Long awaited document edges UK closer to abandoning passporting rights
Britain has moved a step closer abandoning EU passporting rights for insurers and other financial services after the government published its long awaited Brexit white paper.
But the document was immediately criticised for offering little clarity on the UK’s forthcoming ‘third country’ status once it leaves the EU.
The white paper, The United Kingdom’s exit from and new partnership with the European Union, avoided detailing how the government plans to maintain free financial services trade between the EU and the UK, referring at length instead to the letter from the FCA to Andrew Tyrie MP, Chairman of the Treasury Committee from August last year.
“There are a range of provisions across many different pieces of EU financial regulation,” the paper said, “which allow firms in member states to provide financial services across the EU under a common set of rules and a single authorisation from their regulator.
“Both UK and EU firms benefit from these arrangements – there are over 5,000 UK firms that utilise passports to provide services across the rest of the EU, but around 8,000 European firms that use passports to provide services into the UK”.
The comments suggest the UK might be able extract favourable terms from Brussels because the EU dependency on UK financial services is greater than or equal to the UK’s need for European finance.
The paper added: “In our new strategic partnership agreement we will be aiming for the freest possible trade in financial services between the UK and EU member states.”
Commentators were unimpressed by the lack of detail.
“No-one knows when that agreement might be reached, if at all, nor what provisions in might contain.

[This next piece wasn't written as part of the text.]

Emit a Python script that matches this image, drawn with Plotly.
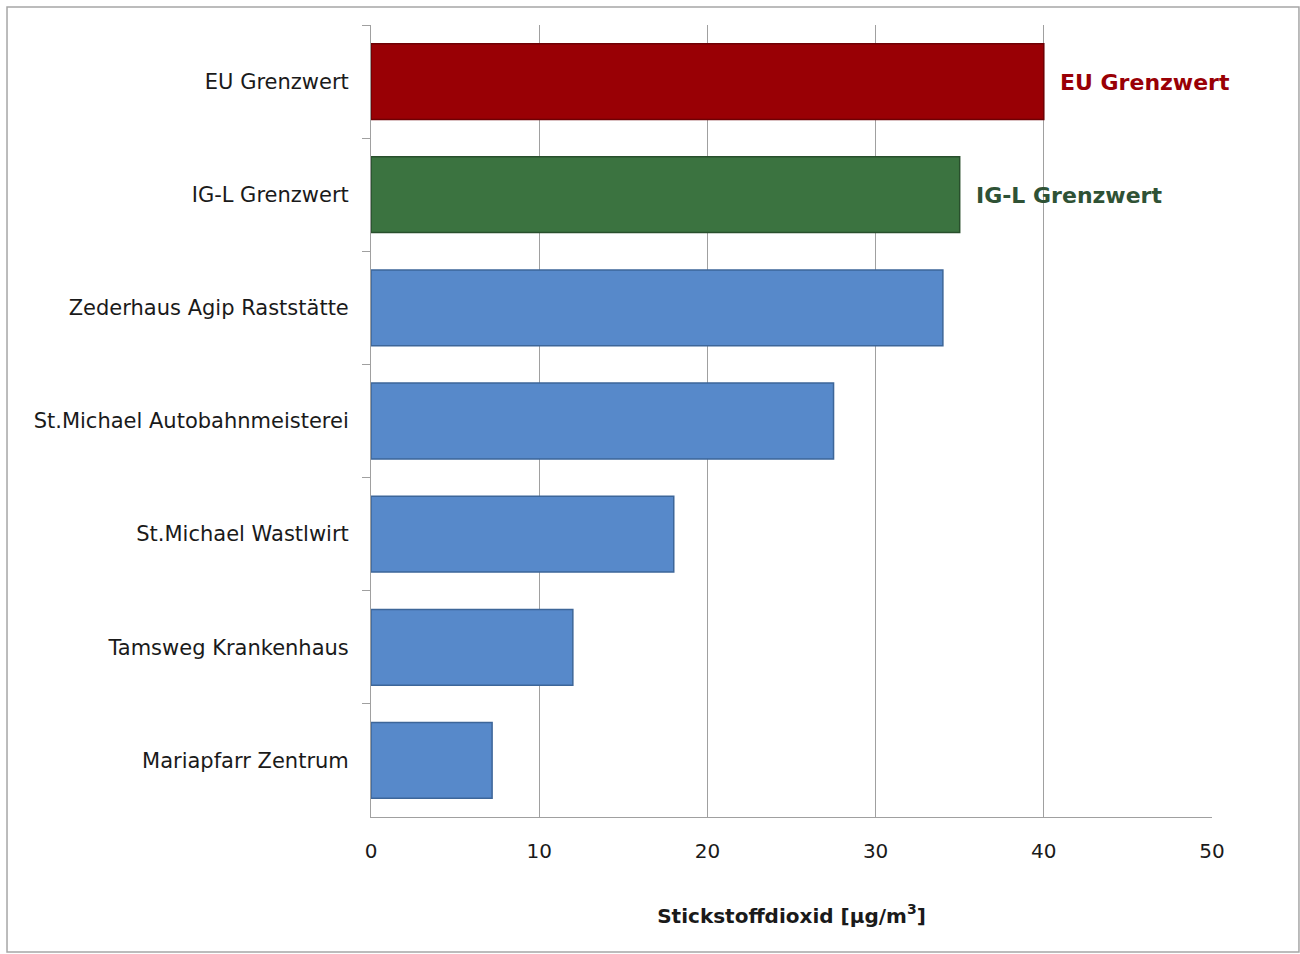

The publication of the white paper has done nothing in terms of providing any clarity around the details,” said Ivor Edwards, Partner at law firm Clyde & Co.
“The risk for the UK is that under the new strategic partnership agreement it might lose control of rule setting and mutual market access could be withdrawn or quibbled over,” he added.
Parliament voted yesterday in favour of triggering Article 50, a precursor to initiating exit negotiations. It must conclude discussions on the nature of its departure within two years – a timeframe that for the setting up of equivalent structures to maintain EU access could prove wholly inadequate.
“In the meantime, insurers won’t wait-and-see,” added Edwards. “Planning for Britain’s exit from the EU is well underway as insurance carriers believe they need to take concrete steps for all eventualities by setting up carrier companies in EU27 countries.”
In October, seventy-four percent of an Insurance Times Brexit Forum audience said it was ‘essential’ that the government pushed to retain passporting.